Culture is a critical ingredient to ongoing customer experience success. While companies can redesign individual interactions, a customer’s ultimate experience with a company is a reflection of its culture and operating processes.
What is culture? Culture frames what employees do, even when no one is looking. Temkin Group describes culture as how employees think, believe, and act:
• Think: Employees need to be intellectually bought-in and understand the customer experience vision and why it is important to the company
• Believe: Employees need to see that leaders are truly committed to what is important to the company
• Act: Employees need to adjust their behaviors to align with what is important to the company
Even when organizations recognize the importance of culture and understand the need to move their culture in a new direction, they often still fall short in their efforts to change because they:
• Focus too much on tactics and not enough on behaviors. Too often companies jump straight into defining communication plans or preparing for rollout events without identifying the critical behaviors that will bring the desired culture to life. Because culture is ultimately about shaping how people act, even the splashiest roll-out event will fail if people don’t understand what they are supposed to do differently afterwards. How to Avoid: Culture change requires a compelling statement that defines what the company will look like in the future. This statement should include language that describes the new behaviors necessary required to be truly customer-centric and should explain how these new behaviors differ from current behaviors. The company needs to connect these behaviors to employees’ daily roles and reinforce the behaviors over time through training, coaching, performance management, on-the-job tools, and recognition programs.
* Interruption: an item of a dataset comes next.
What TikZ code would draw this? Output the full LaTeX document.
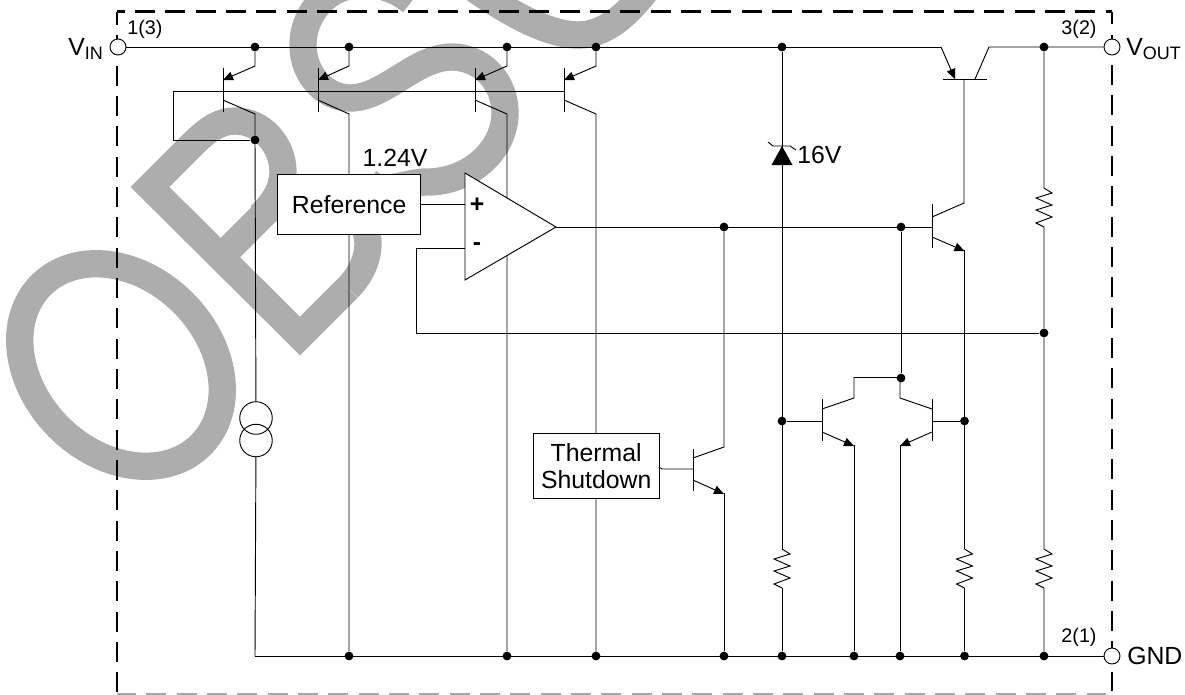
\documentclass[tikz,border=0pt]{standalone}
\usepackage{fontspec}
\setmainfont{Liberation Sans}
\usetikzlibrary{arrows.meta}
\newcommand{\lbl}{\fontsize{18.6}{21.5}\selectfont}
\newcommand{\pinl}{\fontsize{14.8}{16}\selectfont}
\newcommand{\sbs}[1]{\raisebox{-0.32ex}{\fontsize{13.5}{14}\selectfont #1}}
\tikzset{
  wm/.style={draw={rgb,255:red,173;green,173;blue,173},line width=20.5pt,line join=miter,miter limit=10},
  wire/.style={draw=black,line width=0.7pt,line join=miter},
  emit/.style={wire,-{Triangle[length=7.5pt,width=6.5pt]}},
  bar/.style={draw=black,line width=0.7pt},
  frame/.style={draw=black,line width=1.8pt},
  jdot/.style={circle,fill=black,draw=none,minimum size=6.6pt,inner sep=0pt},
  pinc/.style={circle,fill=white,draw=black,line width=0.7pt,minimum size=12pt,inner sep=0pt},
  blockbox/.style={draw=black,fill=white,line width=0.7pt,inner sep=0pt,align=center,font=\lbl},
  txt/.style={inner sep=0pt,font=\lbl},
  pintxt/.style={inner sep=0pt,font=\pinl},
  source/.style={circle,draw=black,line width=0.7pt,minimum size=24.4pt,inner sep=0pt}
}
\begin{document}
\begin{tikzpicture}[x=0.75pt,y=-0.75pt]
\useasboundingbox (0,0) rectangle (1185,694);
\clip (0,0) rectangle (1185,694);
% watermark
\draw[wm,shift={(121,365)},rotate=-45] (0,0) ellipse [x radius=84.75pt,y radius=66pt];
\draw[wm] (270,208) -- (222,256);
\draw[wm] (348,288) -- (300,336) -- (150,187) -- (193,144) .. controls (208,129) and (220,121) .. (235,121)
  .. controls (262,121) and (283,145) .. (283,172) .. controls (283,190) and (272,205) .. (260,216);
\draw[wm] (348,288) .. controls (360,276) and (368,260) .. (368,243) .. controls (368,225) and (350,195) .. (320,190) -- (270,208);
\draw[wm] (411.5,1.5) .. controls (395,-12) and (375,-18) .. (355,-15) .. controls (325,-12) and (303,15) .. (303,45)
  .. controls (303,75) and (325,98) .. (350,98) .. controls (385,98) and (415,57) .. (452,57)
  .. controls (480,57) and (505,80) .. (505,113) .. controls (505,150) and (470,182) .. (427,182)
  .. controls (405,182) and (382,196) .. (367.5,181.5);
\draw[wm] (465,-18) .. controls (510,15) and (550,35) .. (578,35) .. controls (605,35) and (628,15) .. (650,-15);
% dashed frame
\draw[frame,dash pattern=on 15pt off 7.75pt,dash phase=9.2pt] (117,11.5) -- (1112,11.5);
\draw[frame,dash pattern=on 15pt off 7.75pt,dash phase=5pt] (117,11.5) -- (117,694);
\draw[frame,dash pattern=on 15pt off 7.75pt,dash phase=5.5pt] (1112,11.5) -- (1112,691);
\draw[frame,draw=black!35,dash pattern=on 15pt off 7.75pt,dash phase=0.8pt] (117,693.7) -- (1106,693.7);
% pins
\node[pinc] (vin) at (118,47) {};
\node[pinc] (vout) at (1112,47) {};
\node[pinc] (gnd) at (1112,656) {};
% junctions on the top rail
\node[jdot] (r1) at (255,47) {};
\node[jdot] (r2) at (349,47) {};
\node[jdot] (r3) at (507,47) {};
\node[jdot] (r4) at (596,47) {};
\node[jdot] (r5) at (782,47) {};
\node[jdot] (r6) at (1044,47) {};
% junctions on the bottom rail
\node[jdot] (b2) at (349,656) {};
\node[jdot] (b3) at (507,656) {};
\node[jdot] (b4) at (596,656) {};
\node[jdot] (b5) at (724,656) {};
\node[jdot] (b6) at (782,656) {};
\node[jdot] (b7) at (854,656) {};
\node[jdot] (b8) at (900,656) {};
\node[jdot] (b9) at (964.5,656) {};
\node[jdot] (b10) at (1044,656) {};
% other junctions
\node[jdot] (loop) at (255,140) {};
\node[jdot] (o1) at (724,227) {};
\node[jdot] (o2) at (901,227) {};
\node[jdot] (fb) at (1044,333) {};
\node[jdot] (m1) at (901,378) {};
\node[jdot] (m2) at (782,421) {};
\node[jdot] (m3) at (964.5,421) {};
\coordinate (b1) at (255,656);
% rails
\draw[wire] (vin) -- (941,47);
\draw[wire] (975,79) -- (989,47) -- (vout);
\draw[wire] (b1) -- (gnd);
% top PNP transistors
\draw[bar] (223,68) -- (223,112);
\draw[bar] (318,68) -- (318,112);
\draw[bar] (475,68) -- (475,112);
\draw[bar] (564,68) -- (564,112);
\draw[emit] (r1) -- (255,66) -- (223,80);
\draw[emit] (r2) -- (349,66) -- (318,80);
\draw[emit] (r3) -- (507,66) -- (475,80);
\draw[emit] (r4) -- (596,66) -- (564,80);
\draw[wire] (loop) -- (173,140) -- (173,91) -- (564,91);
\draw[wire] (223,100) -- (255,114) -- (loop);
\draw[wire] (318,100) -- (349,114) -- (b2);
\draw[wire] (475,100) -- (507,114) -- (b3);
\draw[wire] (564,100) -- (596,114) -- (b4);
% current source
\node[source] (cs1) at (256,418) {};
\node[source] (cs2) at (256,440.5) {};
\draw[wire] (loop) -- (cs1);
\draw[wire] (cs2) -- (b1);
% zener and resistor column
\draw[wire] (r5) -- (782,549);
\draw[wire] (782,588) -- (b6);
\draw[wire] (768,142) -- (773,146) -- (790,146) -- (796,150);
\fill[black] (782,146) -- (792.5,165) -- (771.5,165) -- cycle;
\node[txt,anchor=west] (zv) at (797,155) {16V};
% pass transistor
\draw[bar] (943,79) -- (987,79);
\draw[emit] (941,47) -- (955,79);
\draw[wire] (964,79) -- (964,203) -- (932,217);
% driver transistor
\draw[bar] (932,204) -- (932,248);
\draw[emit] (932,237) -- (964.5,251);
\draw[wire] (964.5,250) -- (964.5,549);
\draw[wire] (964.5,588) -- (b9);
% output line
\draw[wire] (556,227) -- (932,227);
\draw[wire] (o1) -- (724,447) -- (693,458);
\draw[wire] (o2) -- (m1);
% resistors
\draw[wire] (r6) -- (1044,188) -- (1052,193) -- (1036,198) -- (1052,205) -- (1036,210) -- (1052,217) -- (1036,223) -- (1044,227) -- (fb);
\draw[wire] (fb) -- (1044,549) -- (1052,554) -- (1036,559) -- (1052,566) -- (1036,571) -- (1052,578) -- (1036,584) -- (1044,588) -- (b10);
\draw[wire] (964.5,549) -- (972.5,554) -- (956.5,559) -- (972.5,566) -- (956.5,571) -- (972.5,578) -- (956.5,584) -- (964.5,588);
\draw[wire] (782,549) -- (790,554) -- (774,559) -- (790,566) -- (774,571) -- (790,578) -- (774,584) -- (782,588);
% feedback
\draw[wire] (465,248) -- (416,248) -- (416,333) -- (fb);
% current mirror
\draw[bar] (822,399) -- (822,441);
\draw[bar] (932,399) -- (932,441);
\draw[wire] (m2) -- (822,421);
\draw[wire] (m3) -- (932,421);
\draw[wire] (822,409) -- (854,398) -- (854,377.5) -- (901,377.5);
\draw[wire] (900,378) -- (900,398) -- (932,409);
\draw[emit] (822,432) -- (854,446);
\draw[wire] (854,445) -- (b7);
\draw[emit] (932,432) -- (900,446);
\draw[wire] (900,445) -- (b8);
% thermal transistor
\draw[bar] (693,449) -- (693,491);
\draw[emit] (693,480) -- (724,494);
\draw[wire] (724,493) -- (b5);
% blocks
\node[blockbox,minimum width=107pt,minimum height=45.5pt] (ref) at (349.2,204.5) {Reference};
\node[blockbox,minimum width=94.2pt,minimum height=48.4pt] (therm) at (596.2,465.8) {Thermal\\[-1.5pt]Shutdown};
\draw[wire] (ref.east |- 0,204) -- (465,204);
\draw[wire] (659,467) -- (662,469) -- (693,469);
\draw[wire,fill=white] (465,173) -- (556,227) -- (465,280) -- cycle;
\node[txt,font=\lbl\bfseries] (plus) at (477,205) {+};
\node[txt,font=\lbl\bfseries] (minus) at (477,247) {-};
% labels
\node[txt,anchor=base] (v124) at (395,166) {1.24V};
\node[txt,anchor=base west] (lin) at (68,55) {V\sbs{IN}};
\node[txt,anchor=base west] (lout) at (1126,55) {V\sbs{OUT}};
\node[txt,anchor=base west] (lgnd) at (1127,664) {GND};
\node[pintxt] (p1) at (145,29) {1(3)};
\node[pintxt] (p3) at (1079,29) {3(2)};
\node[pintxt] (p2) at (1079,637) {2(1)};
\end{tikzpicture}
\end{document}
• Ignore the existing culture. Unless the organization is brand new, it already has a culture in place. This culture encompasses the explicit and implicit ways that work currently gets done, how people and teams interact with each other, and how ideas really get advanced inside the company – any of which may or may not support the culture change the company is trying to bring about. How to Avoid: To change its culture, an organization must first understand its existing culture, where it’s culture helps it become more customer-centric and where it holds it back. This understanding allows the company to get explicit about how the future state will be different from today’s state. It allows the company to determine which aspects of the current culture it can use as a springboard for change and which it needs to “retire” and replace with new ways of working and interacting.
• Target efforts too broadly. Many small efforts that are scattered across the organization won’t get the traction needed to transform the culture. They will often get attention for a moment but then fall prey to the demands of daily work. These efforts are also easily ignored by those who like the way things are currently done and are resistant to any change. How to Avoid: To move culture in the desired direction, a company needs to act only where it is most committed to doing things differently. It should then make a few highly visible changes to those areas. These focused initiatives are powerful symbols for changing employee beliefs because employees actually see things being done in new ways from the top of the organization down. This also allows the organization to direct its resources and attention – for which there is high internal competition – to the most important, impactful efforts.
• Become impatient at pace of change. Culture is very slow to move. Impatient leaders may try to speed things up by introducing even more changes or may lose confidence in the current plan and shift direction. The result? Confused employees who are no longer sure why they are changing, what success looks like, or how they are supposed to act. How to Avoid: Leaders must realize that change is a long-term journey and must commit to working together to remove obstacles and persist through the typical “ups and downs” of change. Even when the company needs course corrections, leaders should introduce them to the rest of the organization carefully, with a clear explanation of why the correction is needed and what it is replacing.
• Neglect to reinforce culture over time. Instead of wholly shifting their focus to the next strategic challenge, companies need to help people stick to their new behavior changes over time. How to Avoid: To ensure employees see the successes that result from their actions, companies should use both feedback loops and celebrations to reinforce culturally aligned behaviors at individual, team, and company levels.
Organizations can avoid these obstacles by first recognizing them and then using the principles of Employee-Engaging Transformation to avoid further missteps. Leadership expert Arthur F. Carmazzi captured the value of approaching culture change this way when he said:
“The ability to do more than expected does not come from influencing others to do something they are not committed to, but rather to nurture a culture that motivates and even excites individuals to do what is required for the benefit of all.”